KDB betting on Korean Air-Asiana merger success
Published: 20 Jun. 2023, 19:25
Updated: 20 Jun. 2023, 21:45
Korea Development Bank (KDB) does not have an alternative for Korean Air Lines’ acquisition of Asiana Airlines, even if the deal potentially doesn’t go through.
“The bank isn’t considering a Plan B for the Korean Air Lines’ acquisition of Asiana Airlines deal at alll,” KDB Chairman Kang Seog-hoon said during a press conference held at the bank's headquarters in Yeouido, western Seoul, on Tuesday to celebrate the first anniversary of his chairmanship.
“We currently have all hands on deck to ensure the deal goes through, not prepare for” its potential collapse, Kang added.
KDB announced in 2020 that it would finance 800 billion won for Hanjin KAL, Korean Air's parent company, to help the carrier acquire debt-laden Asiana Airlines following the Covid-19 outbreak.
The acquisition process faced a setback in May when the EU expressed concerns that the merger would restrict competition in the provision of passenger and cargo air transport services between the European Economic Area and Korea.
The airline is awaiting the deal's approval in the United States, EU, and Japan after receiving the green light from 10 countries.
“I’m very careful about predicting how the situation will unfold.

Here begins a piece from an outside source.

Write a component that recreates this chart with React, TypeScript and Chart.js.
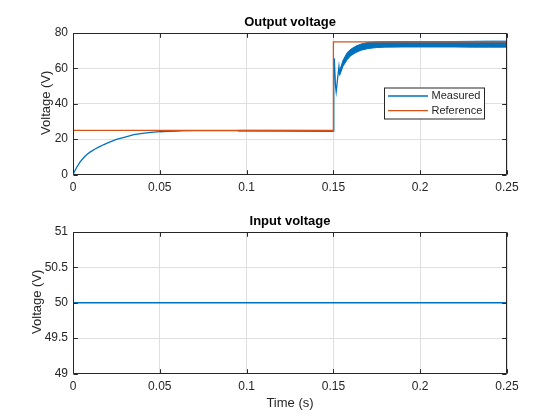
import React, { useEffect, useRef } from "react";
import { Chart, registerables } from "chart.js";

Chart.register(...registerables);

// ---------- data ----------
const xTicks = [0, 0.05, 0.1, 0.15, 0.2, 0.25];
const yTicksOutput = [0, 20, 40, 60, 80];
const yTicksInput = [49, 49.5, 50, 50.5, 51];

const referenceTime = [0, 0.15, 0.15, 0.25];
const referenceValue = [25, 25, 75, 75];

const measuredTime = [
  0, 0.002, 0.004, 0.006, 0.008, 0.01, 0.0125, 0.015, 0.0175, 0.02, 0.025, 0.03,
  0.035, 0.04, 0.045, 0.05, 0.055, 0.06, 0.07, 0.1, 0.1498, 0.1502, 0.1505,
  0.1512, 0.1516, 0.1525, 0.1532, 0.1536, 0.1545, 0.1555, 0.1565, 0.158, 0.16,
  0.163, 0.166, 0.17, 0.175, 0.18, 0.19, 0.2, 0.22, 0.25,
];
const measuredValue = [
  0, 3.8, 7.0, 9.3, 11.3, 12.8, 14.3, 15.6, 16.8, 17.9, 19.8, 21.2, 22.6, 23.3,
  23.8, 24.2, 24.5, 24.7, 24.8, 24.8, 24.6, 55, 65.7, 50, 46.8, 55, 61, 57.2,
  60, 62.8, 64.5, 67, 69, 70.8, 72, 72.8, 73.3, 73.5, 73.6, 73.6, 73.6, 73.6,
];

// ripple envelope of the measured signal (switching ripple band)
const ripple0Time = [0.05, 0.056, 0.062];
const ripple0High = [24.5, 24.8, 24.9];
const ripple0Low = [24.0, 24.3, 24.6];

const ripple1Time = [0.095, 0.12, 0.1498];
const ripple1High = [25.0, 25.0, 24.9];
const ripple1Low = [24.5, 24.5, 24.3];

const ripple2Time = [
  0.1536, 0.1555, 0.158, 0.16, 0.163, 0.166, 0.17, 0.175, 0.18, 0.19, 0.2, 0.21,
  0.22, 0.23, 0.24, 0.25,
];
const ripple2High = [
  58.5, 64.5, 69, 70.8, 72.6, 73.8, 74.6, 75, 75.1, 75.2, 75.2, 75.2, 75.2, 75.3,
  75.4, 75.4,
];
const ripple2Low = [
  56, 61.2, 65, 67.2, 69, 70.3, 71.2, 71.8, 72, 72.1, 72.1, 72.1, 72.1, 72, 72, 72,
];

const inputTime = [0, 0.25];
const inputValue = [50, 50];

// ---------- styles ----------
const BLUE = "#0072BD";
const ORANGE = "#D95319";
const AXIS = "#262626";
const GRID = "#dfdfdf";
const FONT = "'Liberation Sans', Arial, Helvetica, sans-serif";

const pts = (xs: number[], ys: number[]) => xs.map((x, i) => ({ x, y: ys[i] }));

const framePlugin = {
  id: "frame",
  afterDraw(chart: any) {
    const o = chart.options.plugins.frame || {};
    const { ctx, chartArea } = chart;
    const { left, right, top, bottom } = chartArea;
    const xs = chart.scales.x;
    const ys = chart.scales.y;
    ctx.save();
    ctx.strokeStyle = AXIS;
    ctx.lineWidth = 1;
    const L = Math.round(left) + 0.5;
    const R = Math.round(right) - 0.5;
    const T = Math.round(top) + 0.5;
    const B = Math.round(bottom) - 0.5;
    ctx.beginPath();
    ctx.rect(L, T, R - L, B - T);
    const tl = 4.3;
    (o.xTicks || []).forEach((v: number) => {
      const p = Math.round(xs.getPixelForValue(v)) + 0.5;
      ctx.moveTo(p, B);
      ctx.lineTo(p, B - tl);
      ctx.moveTo(p, T);
      ctx.lineTo(p, T + tl);
    });
    (o.yTicks || []).forEach((v: number) => {
      const p = Math.round(ys.getPixelForValue(v)) + 0.5;
      ctx.moveTo(L, p);
      ctx.lineTo(L + tl, p);
      ctx.moveTo(R, p);
      ctx.lineTo(R - tl, p);
    });
    ctx.stroke();

    // title
    ctx.fillStyle = "#000";
    ctx.font = `bold 13px ${FONT}`;
    ctx.textAlign = "center";
    ctx.textBaseline = "middle";
    ctx.fillText(o.title, (left + right) / 2, top - 11);

    // y label
    ctx.fillStyle = AXIS;
    ctx.font = `13px ${FONT}`;
    ctx.save();
    ctx.translate(o.yLabelX, (top + bottom) / 2 - 1);
    ctx.rotate(-Math.PI / 2);
    ctx.fillText(o.yLabel, 0, 0);
    ctx.restore();

    if (o.xLabel) {
      ctx.fillText(o.xLabel, (left + right) / 2, bottom + 30);
    }

    if (o.legend) {
      const lg = o.legend;
      ctx.fillStyle = "#fff";
      ctx.fillRect(lg.x, lg.y, lg.w, lg.h);
      ctx.strokeStyle = AXIS;
      ctx.lineWidth = 1;
      ctx.strokeRect(lg.x + 0.5, lg.y + 0.5, lg.w, lg.h);
      ctx.font = `11px ${FONT}`;
      ctx.textAlign = "left";
      lg.items.forEach((it: any, i: number) => {
        const yy = lg.y + 8.5 + i * 14.7;
        ctx.strokeStyle = it.color;
        ctx.lineWidth = 1.3;
        ctx.beginPath();
        ctx.moveTo(lg.x + 4, yy);
        ctx.lineTo(lg.x + 44, yy);
        ctx.stroke();
        ctx.fillStyle = AXIS;
        ctx.fillText(it.label, lg.x + 47.5, yy);
      });
    }
    ctx.restore();
  },
};

function makeOptions(
  yMin: number,
  yMax: number,
  yTicks: number[],
  padTop: number,
  xAxisHeight: number,
  frame: any
) {
  return {
    responsive: false,
    animation: false,
    events: [],
    layout: { padding: { top: padTop, right: 53, left: 0, bottom: 0 } },
    plugins: {
      legend: { display: false },
      tooltip: { enabled: false },
      frame,
    },
    elements: { point: { radius: 0 }, line: { tension: 0 } },
    scales: {
      x: {
        type: "linear",
        min: 0,
        max: 0.25,
        afterBuildTicks: (s: any) => {
          s.ticks = xTicks.map((v) => ({ value: v }));
        },
        afterFit: (s: any) => {
          s.height = xAxisHeight;
        },
        grid: { color: GRID, drawTicks: false },
        border: { display: false },
        ticks: {
          autoSkip: false,
          maxRotation: 0,
          padding: 6,
          color: AXIS,
          font: { family: FONT, size: 12 },
          callback: (v: any) => String(v),
        },
      },
      y: {
        type: "linear",
        min: yMin,
        max: yMax,
        afterBuildTicks: (s: any) => {
          s.ticks = yTicks.map((v) => ({ value: v }));
        },
        afterFit: (s: any) => {
          s.width = 73;
        },
        grid: { color: GRID, drawTicks: false },
        border: { display: false },
        ticks: {
          autoSkip: false,
          padding: 5,
          color: AXIS,
          font: { family: FONT, size: 12 },
          callback: (v: any) => String(v),
        },
      },
    },
  };
}

export default function App() {
  const topRef = useRef<HTMLCanvasElement>(null);
  const botRef = useRef<HTMLCanvasElement>(null);

  useEffect(() => {
    const line = (label: string, data: any[], color: string, order: number, extra: any = {}) => ({
      label,
      data,
      borderColor: color,
      backgroundColor: color,
      borderWidth: 1.3,
      pointRadius: 0,
      fill: false,
      order,
      ...extra,
    });

    const top = new Chart(topRef.current as HTMLCanvasElement, {
      type: "line",
      data: {
        datasets: [
          line("Reference", pts(referenceTime, referenceValue), ORANGE, 0),
          line("Measured", pts(measuredTime, measuredValue), BLUE, 1),
          line("ripple0High", pts(ripple0Time, ripple0High), BLUE, 2, { fill: "+1", borderWidth: 0.6 }),
          line("ripple0Low", pts(ripple0Time, ripple0Low), BLUE, 2, { borderWidth: 0.6 }),
          line("ripple1High", pts(ripple1Time, ripple1High), BLUE, 2, { fill: "+1", borderWidth: 0.6 }),
          line("ripple1Low", pts(ripple1Time, ripple1Low), BLUE, 2, { borderWidth: 0.6 }),
          line("ripple2High", pts(ripple2Time, ripple2High), BLUE, 2, { fill: "+1", borderWidth: 1 }),
          line("ripple2Low", pts(ripple2Time, ripple2Low), BLUE, 2, { borderWidth: 1 }),
        ],
      },
      options: makeOptions(0, 80, yTicksOutput, 33, 35.5, {
        title: "Output voltage",
        yLabel: "Voltage (V)",
        yLabelX: 46,
        xTicks,
        yTicks: yTicksOutput,
        legend: {
          x: 384,
          y: 87.5,
          w: 100,
          h: 31,
          items: [
            { label: "Measured", color: BLUE },
            { label: "Reference", color: ORANGE },
          ],
        },
      }) as any,
      plugins: [framePlugin],
    });

    const bot = new Chart(botRef.current as HTMLCanvasElement, {
      type: "line",
      data: {
        datasets: [line("Input", pts(inputTime, inputValue), BLUE, 0)],
      },
      options: makeOptions(49, 51, yTicksInput, 22, 46.5, {
        title: "Input voltage",
        yLabel: "Voltage (V)",
        yLabelX: 37.5,
        xLabel: "Time (s)",
        xTicks,
        yTicks: yTicksInput,
      }) as any,
      plugins: [framePlugin],
    });

    return () => {
      top.destroy();
      bot.destroy();
    };
  }, []);

  return (
    <div
      style={{
        position: "absolute",
        left: 0,
        top: 0,
        width: 560,
        height: 420,
        background: "#fff",
      }}
    >
      <canvas ref={topRef} width={560} height={210} style={{ display: "block", width: 560, height: 210 }} />
      <canvas ref={botRef} width={560} height={210} style={{ display: "block", width: 560, height: 210 }} />
    </div>
  );
}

But it wouldn’t have taken this long if the deal was easy to approve or it wasn’t going to work.” Kang added that he spoke with antitrust regulators in the EU in January and the U.S. Department of Justice in May on the need to push through the deal.
The bank expects the approval to be finalized by the third quarter at the earliest, although this could be delayed.
The bank will make a decision for a 20.69 percent stake in HMM, Korea’s largest container shipper, “soon.”
“Signing the stock purchase agreement could be possible this year,” said Kang, while confirming some firms are interested in buying the stake.
HMM’s net profit sharply fell to 285 billion won in the first quarter, down 90 percent on year. The shipper’s profit surged last year on freight rates that rose on all routes amid the post-pandemic recovery.
Kang said losses suffered by the state-run Korea Electric Power Corp. (Kepco) is pulling down the bank's BIS capital adequacy ratio, which is considered a key barometer of financial soundness. KDB holds 32.9 percent of the electric utility firm, which suffered 4.9 trillion won in net loss during the first quarter.
KDB’s capital adequacy ratio fell by 2.85 percentage points to 13.11 percent in the first quarter thanks to Kepco’s losses. The recommended ratio by the Financial Supervisory Service is 13 percent.
“How the international market will view us is concerning if our ratio falls below 13 percent,” Kang said.
The government raised the electricity rates by 8 won per kilowatt-hour in May to counter a snowballing deficit at state-run utilities.
KDB faces strong internal backlash from employees on its plan to relocate its office to Busan, the latest government effort to decentralize economic and political power from Seoul to other cities.
The bank will “closely communicate with the National Assembly while actively taking the labor union and employee’s opinions into consideration regarding our plans to relocate to a suburban area,” Kang added.